I did neither. I lost my breath, my train of thought derailed and, just like in a movie, I stopped speaking in the middle of a sentence. My companion asked what was going on and I told her in a faraway voice that this was where I used to practice football in high school. In said movie, we might cue an eighty minute flashback. It would show a younger me about to go through something trying, something I wasn’t suited for, but in the end gaining something important from the experience.

If you’re worried now that this is going to be a post about past glories on the football field, then we obviously have never met in person. In the first place, there were exactly zero glories on the football field with which to regale you. There were, in fact, two debacles.
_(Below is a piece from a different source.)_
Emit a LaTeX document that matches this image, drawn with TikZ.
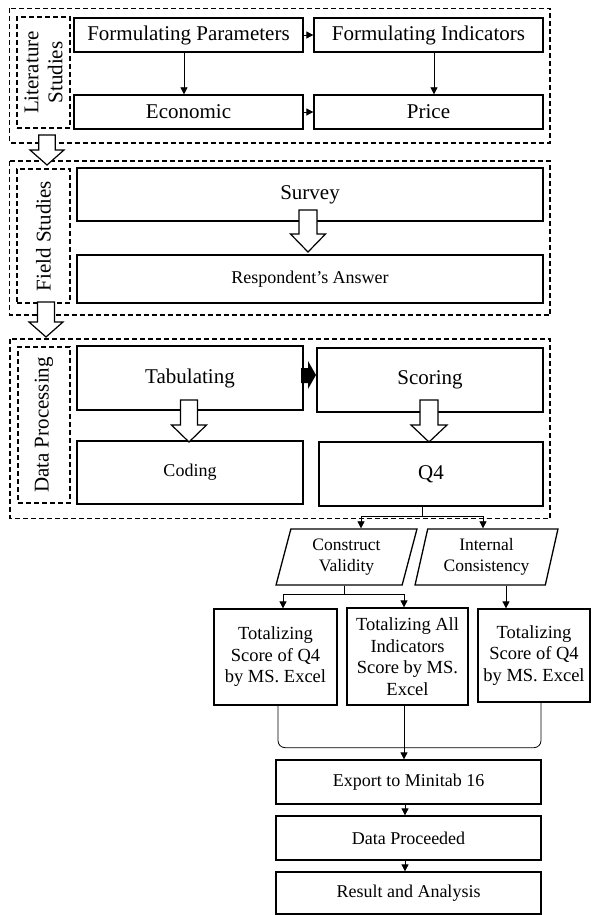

Second, even if there were some glories, I wouldn’t want to be that middle aged male caricature, whose [enter sport here] career as a young man somehow gets more and more glorious with each passing year and each inch added to the waistline.

The fact is that while many I knew look back with great warmth and nostalgia at their high school career, I do not. Rather, high school football was the first time I remember hating being active. It was when exercise stopped being fun and became work.